Os indicadores positivos de uma recuperação económica ainda ténue e pouco segura, depressa foram interiorizados como sinais inequívocos e sem regresso de uma economia já robusta. Ao discurso puro e duro da austeridade a todo o preço sucede um outro, menos radical, que já permite brechas em que se deixa antever uma possível descida de impostos. A ideia de que o país está melhor, mesmo que as pessoas o não sintam, fez caminho no congresso. Da inequívoca derrota em próximos atos eleitorais já se evoluiu para a análise dos estragos que os resultados das europeias produzirão no interior do maior partido da Oposição.
Nos ex-líderes, já não há críticos. Mesmo que os tenhamos visto e ouvido, semanas atrás, na prática vodu de espetarem agulhas no corpo das suas vítimas governativas durante os habituais comentários políticos, isso foi por certo ilusão nossa. As imagens que saíram do conclave social-democrata demonstram exatamente o contrário - afinal tudo vai bem. Mesmo que a moção de estratégia global de Pedro Passos Coelho, aprovada neste congresso, procurasse definir como perfil de um possível candidato presidencial alguém que não poderia tornar-se numa "...espécie de protagonista catalisador de qualquer conjunto de contra poderes ou num cata-vento de opiniões erráticas...", há que lavar a face, sem ressentimentos.
Houve festa, luz, empolgamento, como convém em período pré-eleitoral. E ilusão, durante uns dias.
Só que, ainda se arrumavam as cadeiras do Coliseu e já o desmancha-prazeres do comissário europeu Olli Rehn vinha, uma vez mais, chamar-nos à terra, agora com a divulgação das previsões de inverno da UE. Apesar dos sinais positivos de que se reclama o Governo, a despeito de se declarar que o país está melhor, pese embora a retoma que nos enche de orgulho, Portugal regride e passa a ser o nono país mais pobre dos 28 da União Europeia. A riqueza média de cada português diminuiu face à média comunitária. Vamos continuar a ficar em 2014, ainda mais longe do nível médio de rendimento por habitante dos nossos parceiros europeus. E, avisa o comissário, estão aí medidas de austeridade de 3900 milhões de euros para este ano, a maioria das quais "permanentes e de redução de despesa".
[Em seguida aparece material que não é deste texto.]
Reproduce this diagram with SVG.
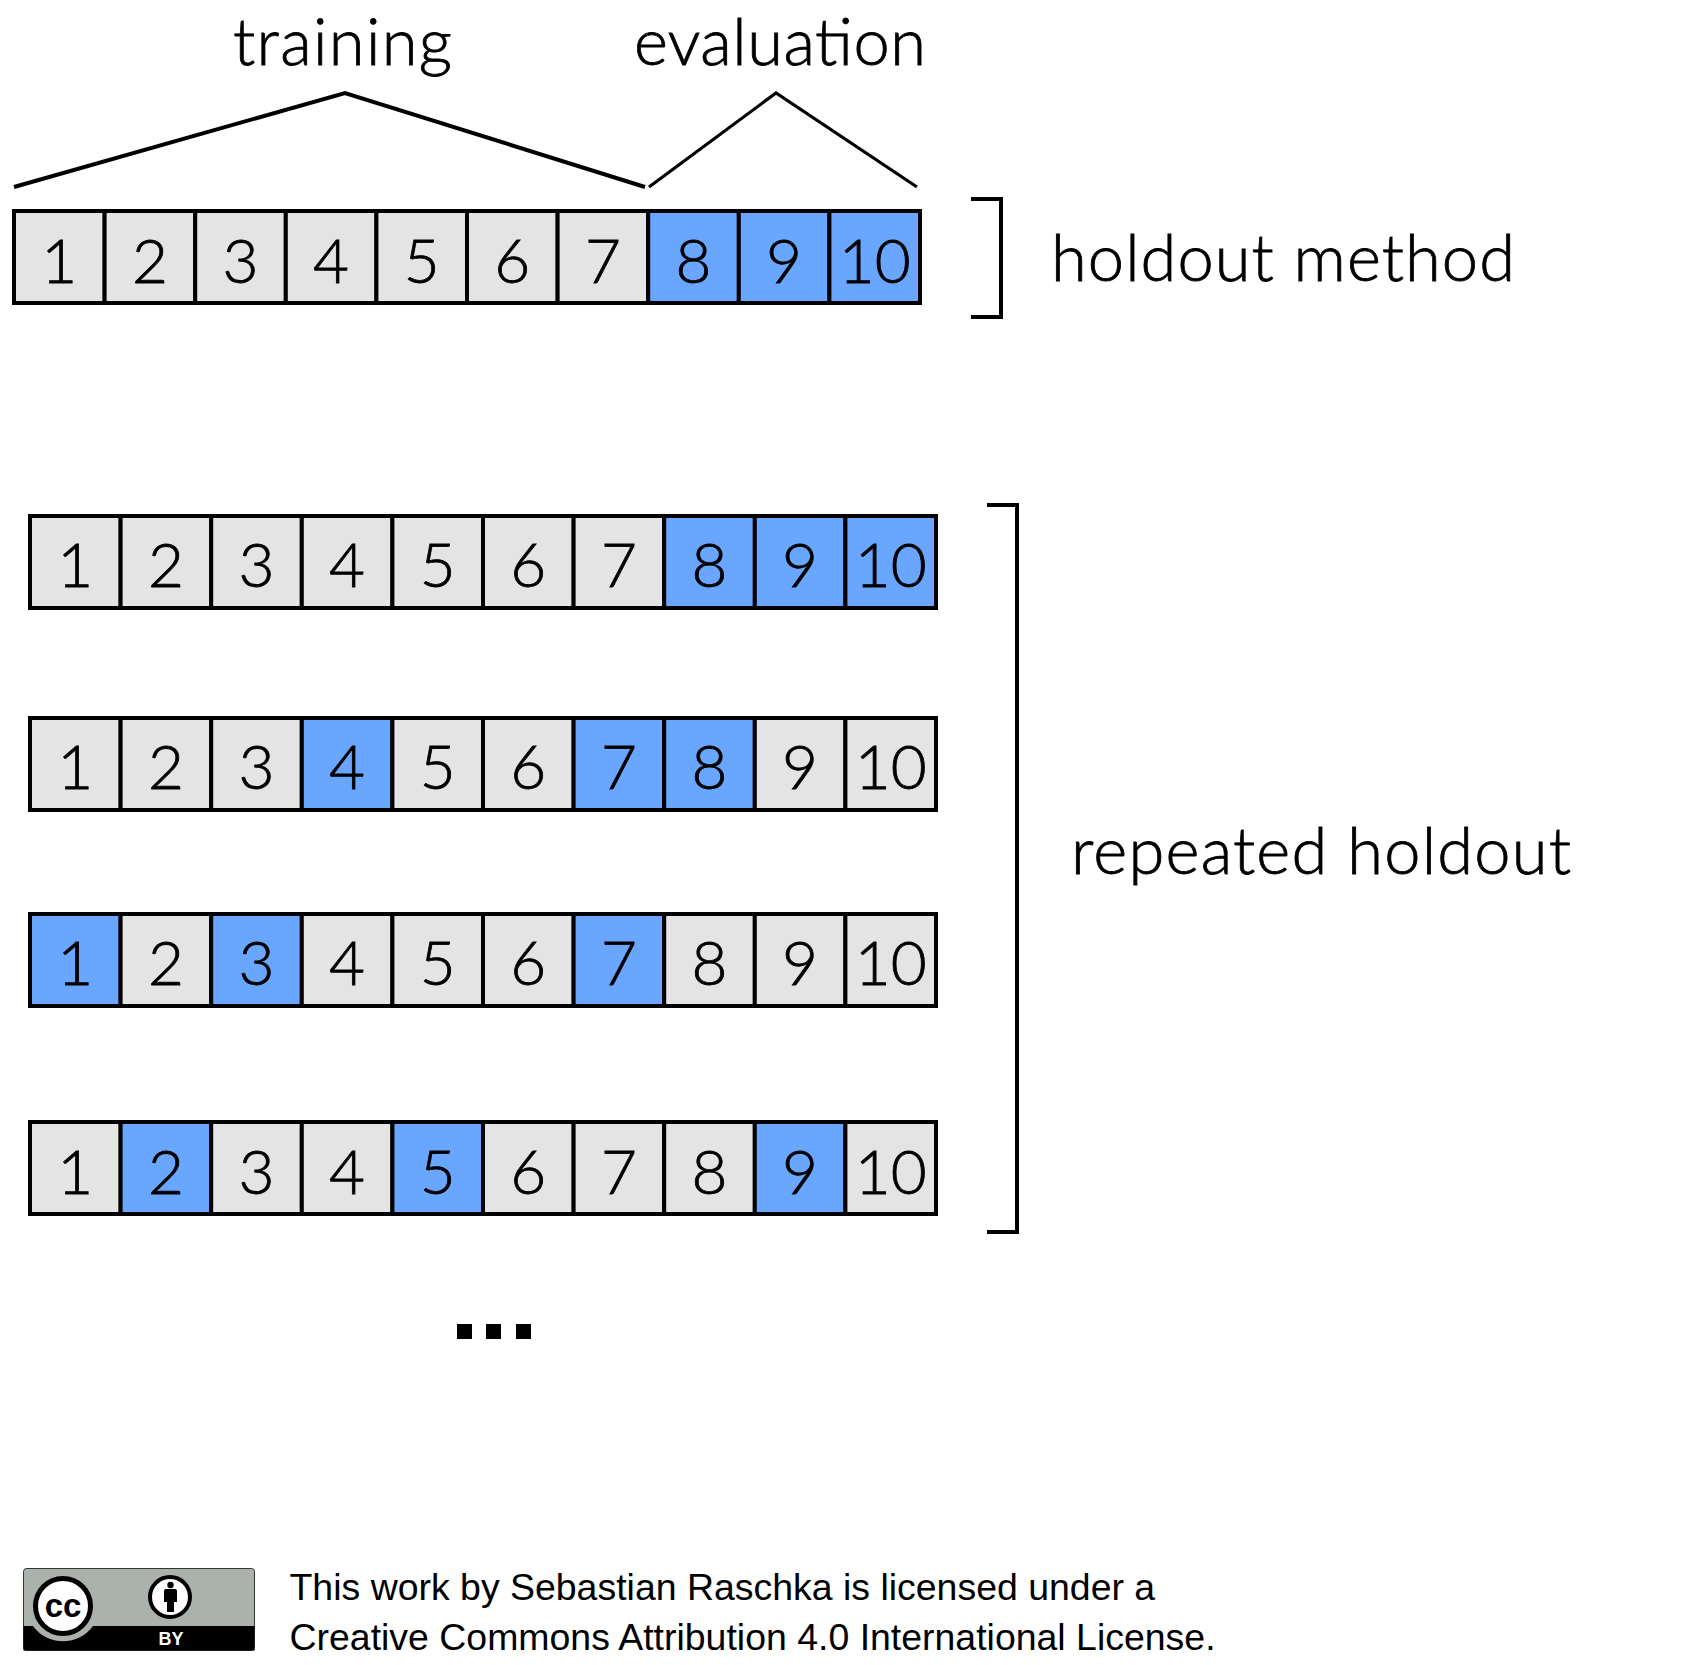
<svg xmlns="http://www.w3.org/2000/svg" width="1682" height="1665" viewBox="0 0 1682 1665">
<style>
.t{fill:#e4e4e4;stroke:#000;stroke-width:4}
.e{fill:#68a6ff;stroke:#000;stroke-width:4}
.d{font-family:"Lato","Liberation Sans",sans-serif;font-weight:300;font-size:62px;text-anchor:middle;fill:#000;stroke:#000;stroke-width:.8}
.l{font-family:"Lato","Liberation Sans",sans-serif;font-weight:300;font-size:65px;fill:#000;stroke:#000;stroke-width:.8}
.f{font-family:"Liberation Sans",Arial,sans-serif;font-size:37.45px;fill:#000}
.c{fill:none;stroke:#000;stroke-width:4}
</style>
<rect width="1682" height="1665" fill="#fff"/>
<g id="connectors">
<polyline class="c" points="14,187 345,93 645,187"/>
<polyline class="c" style="stroke-width:3.2" points="649,187 776,93 917,187"/>
<polyline class="c" points="971,199 1001,199 1001,317 971,317"/>
<polyline class="c" points="987,505 1017,505 1017,1232 987,1232"/>
</g>
<g id="row0" transform="translate(14,211)">
<g id="r0c1"><rect class="t" x="0" width="90.6" height="92"/><text class="d" x="45.3" y="72">1</text></g>
<g id="r0c2"><rect class="t" x="90.6" width="90.6" height="92"/><text class="d" x="135.9" y="72">2</text></g>
<g id="r0c3"><rect class="t" x="181.2" width="90.6" height="92"/><text class="d" x="226.5" y="72">3</text></g>
<g id="r0c4"><rect class="t" x="271.8" width="90.6" height="92"/><text class="d" x="317.1" y="72">4</text></g>
<g id="r0c5"><rect class="t" x="362.4" width="90.6" height="92"/><text class="d" x="407.7" y="72">5</text></g>
<g id="r0c6"><rect class="t" x="453" width="90.6" height="92"/><text class="d" x="498.3" y="72">6</text></g>
<g id="r0c7"><rect class="t" x="543.6" width="90.6" height="92"/><text class="d" x="588.9" y="72">7</text></g>
<g id="r0c8"><rect class="e" x="634.2" width="90.6" height="92"/><text class="d" x="679.5" y="72">8</text></g>
<g id="r0c9"><rect class="e" x="724.8" width="90.6" height="92"/><text class="d" x="770.1" y="72">9</text></g>
<g id="r0c10"><rect class="e" x="815.4" width="90.6" height="92"/><text class="d" x="860.7" y="72">10</text></g>
</g>
<g id="row1" transform="translate(30,516)">
<g id="r1c1"><rect class="t" x="0" width="90.6" height="92"/><text class="d" x="45.3" y="71">1</text></g>
<g id="r1c2"><rect class="t" x="90.6" width="90.6" height="92"/><text class="d" x="135.9" y="71">2</text></g>
<g id="r1c3"><rect class="t" x="181.2" width="90.6" height="92"/><text class="d" x="226.5" y="71">3</text></g>
<g id="r1c4"><rect class="t" x="271.8" width="90.6" height="92"/><text class="d" x="317.1" y="71">4</text></g>
<g id="r1c5"><rect class="t" x="362.4" width="90.6" height="92"/><text class="d" x="407.7" y="71">5</text></g>
<g id="r1c6"><rect class="t" x="453" width="90.6" height="92"/><text class="d" x="498.3" y="71">6</text></g>
<g id="r1c7"><rect class="t" x="543.6" width="90.6" height="92"/><text class="d" x="588.9" y="71">7</text></g>
<g id="r1c8"><rect class="e" x="634.2" width="90.6" height="92"/><text class="d" x="679.5" y="71">8</text></g>
<g id="r1c9"><rect class="e" x="724.8" width="90.6" height="92"/><text class="d" x="770.1" y="71">9</text></g>
<g id="r1c10"><rect class="e" x="815.4" width="90.6" height="92"/><text class="d" x="860.7" y="71">10</text></g>
</g>
<g id="row2" transform="translate(30,718)">
<g id="r2c1"><rect class="t" x="0" width="90.6" height="92"/><text class="d" x="45.3" y="71">1</text></g>
<g id="r2c2"><rect class="t" x="90.6" width="90.6" height="92"/><text class="d" x="135.9" y="71">2</text></g>
<g id="r2c3"><rect class="t" x="181.2" width="90.6" height="92"/><text class="d" x="226.5" y="71">3</text></g>
<g id="r2c4"><rect class="e" x="271.8" width="90.6" height="92"/><text class="d" x="317.1" y="71">4</text></g>
<g id="r2c5"><rect class="t" x="362.4" width="90.6" height="92"/><text class="d" x="407.7" y="71">5</text></g>
<g id="r2c6"><rect class="t" x="453" width="90.6" height="92"/><text class="d" x="498.3" y="71">6</text></g>
<g id="r2c7"><rect class="e" x="543.6" width="90.6" height="92"/><text class="d" x="588.9" y="71">7</text></g>
<g id="r2c8"><rect class="e" x="634.2" width="90.6" height="92"/><text class="d" x="679.5" y="71">8</text></g>
<g id="r2c9"><rect class="t" x="724.8" width="90.6" height="92"/><text class="d" x="770.1" y="71">9</text></g>
<g id="r2c10"><rect class="t" x="815.4" width="90.6" height="92"/><text class="d" x="860.7" y="71">10</text></g>
</g>
<g id="row3" transform="translate(30,914)">
<g id="r3c1"><rect class="e" x="0" width="90.6" height="92"/><text class="d" x="45.3" y="71">1</text></g>
<g id="r3c2"><rect class="t" x="90.6" width="90.6" height="92"/><text class="d" x="135.9" y="71">2</text></g>
<g id="r3c3"><rect class="e" x="181.2" width="90.6" height="92"/><text class="d" x="226.5" y="71">3</text></g>
<g id="r3c4"><rect class="t" x="271.8" width="90.6" height="92"/><text class="d" x="317.1" y="71">4</text></g>
<g id="r3c5"><rect class="t" x="362.4" width="90.6" height="92"/><text class="d" x="407.7" y="71">5</text></g>
<g id="r3c6"><rect class="t" x="453" width="90.6" height="92"/><text class="d" x="498.3" y="71">6</text></g>
<g id="r3c7"><rect class="e" x="543.6" width="90.6" height="92"/><text class="d" x="588.9" y="71">7</text></g>
<g id="r3c8"><rect class="t" x="634.2" width="90.6" height="92"/><text class="d" x="679.5" y="71">8</text></g>
<g id="r3c9"><rect class="t" x="724.8" width="90.6" height="92"/><text class="d" x="770.1" y="71">9</text></g>
<g id="r3c10"><rect class="t" x="815.4" width="90.6" height="92"/><text class="d" x="860.7" y="71">10</text></g>
</g>
<g id="row4" transform="translate(30,1122)">
<g id="r4c1"><rect class="t" x="0" width="90.6" height="92"/><text class="d" x="45.3" y="72">1</text></g>
<g id="r4c2"><rect class="e" x="90.6" width="90.6" height="92"/><text class="d" x="135.9" y="72">2</text></g>
<g id="r4c3"><rect class="t" x="181.2" width="90.6" height="92"/><text class="d" x="226.5" y="72">3</text></g>
<g id="r4c4"><rect class="t" x="271.8" width="90.6" height="92"/><text class="d" x="317.1" y="72">4</text></g>
<g id="r4c5"><rect class="e" x="362.4" width="90.6" height="92"/><text class="d" x="407.7" y="72">5</text></g>
<g id="r4c6"><rect class="t" x="453" width="90.6" height="92"/><text class="d" x="498.3" y="72">6</text></g>
<g id="r4c7"><rect class="t" x="543.6" width="90.6" height="92"/><text class="d" x="588.9" y="72">7</text></g>
<g id="r4c8"><rect class="t" x="634.2" width="90.6" height="92"/><text class="d" x="679.5" y="72">8</text></g>
<g id="r4c9"><rect class="e" x="724.8" width="90.6" height="92"/><text class="d" x="770.1" y="72">9</text></g>
<g id="r4c10"><rect class="t" x="815.4" width="90.6" height="92"/><text class="d" x="860.7" y="72">10</text></g>
</g>
<g id="labels">
<text class="l" x="233" y="65" textLength="219">training</text>
<text class="l" x="634" y="65" textLength="292">evaluation</text>
<text class="l" x="1051" y="281" textLength="464">holdout method</text>
<text class="l" x="1071" y="874" textLength="500">repeated holdout</text>
</g>
<g id="ellipsis">
<rect x="457" y="1324" width="15" height="15"/>
<rect x="486" y="1324" width="15" height="15"/>
<rect x="516" y="1324" width="15" height="15"/>
</g>
<g id="badge">
<rect x="23.500" y="1568.500" width="231" height="82" rx="3" fill="#aab2ab" stroke="#333" stroke-width="1"/>
<path d="M23.500 1626H254.500V1650.500H23.500Z" fill="#000"/>
<path d="M33 1626a37 37 0 0 0 60 0Z" fill="#aab2ab"/>
<circle cx="63" cy="1606" r="27.500" fill="#fff" stroke="#000" stroke-width="5"/>
<text x="63" y="1617" font-family="Liberation Sans,sans-serif" font-weight="700" font-size="33" text-anchor="middle" fill="#000">cc</text>
<circle cx="170" cy="1597" r="20" fill="#fff" stroke="#000" stroke-width="4"/>
<circle cx="170.500" cy="1585" r="3.200" fill="#000"/>
<path d="M164 1591a2 2 0 0 1 2-2h9a2 2 0 0 1 2 2v11h-3v10h-7v-10h-3Z" fill="#000"/>
<text x="171" y="1645" font-family="Liberation Sans,sans-serif" font-weight="700" font-size="18" text-anchor="middle" fill="#fff">BY</text>
</g>
<g id="license">
<text class="f" x="289.500" y="1600">This work by Sebastian Raschka is licensed under a</text>
<text class="f" x="289.500" y="1650">Creative Commons Attribution 4.0 International License.</text>
</g>
</svg>
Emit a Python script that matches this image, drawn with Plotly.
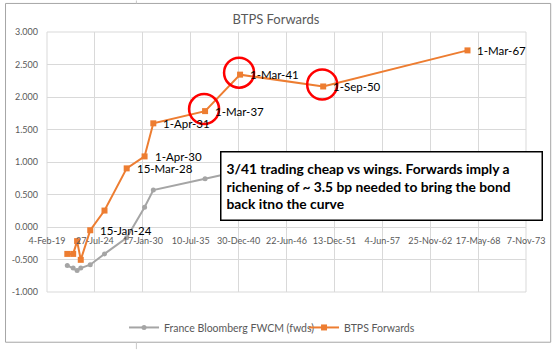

Simultaneamente anunciou o Ministério das Finanças que a receita do IRS aumentou em janeiro 24%. Significa isto que o emprego e o nível das remunerações aumentaram nesta proporção? Não, o saldo entre empregos criados e extintos não é significativo. Significa, isso sim, que os mesmos de sempre pagam mais.
Tudo ponderado e tendo em conta os "bons sinais" prevê-se que a economia portuguesa cresça este ano 0,8%. Contudo, a média na Zona Euro será de 1,2%. Ou seja, vamos crescer, mas menos que a média, o que significa ficarmos ainda mais longe do padrão europeu de riqueza. É assim como darmos um passo à frente e dois para trás. Com realismo, bem pode dizer-se que afinal vamos crescer para baixo.
P.S.: Por razões profissionais vejo-me obrigado a interromper esta colaboração semanal, que mantive ininterruptamente durante 18 meses. Ao JN, que me abriu as suas páginas sem qualquer constrangimento, o meu muito obrigado. Aos muitos leitores que se deram ao trabalho de semanalmente me enviarem os seus comentários, os meus agradecimentos. E, a todos, um até sempre.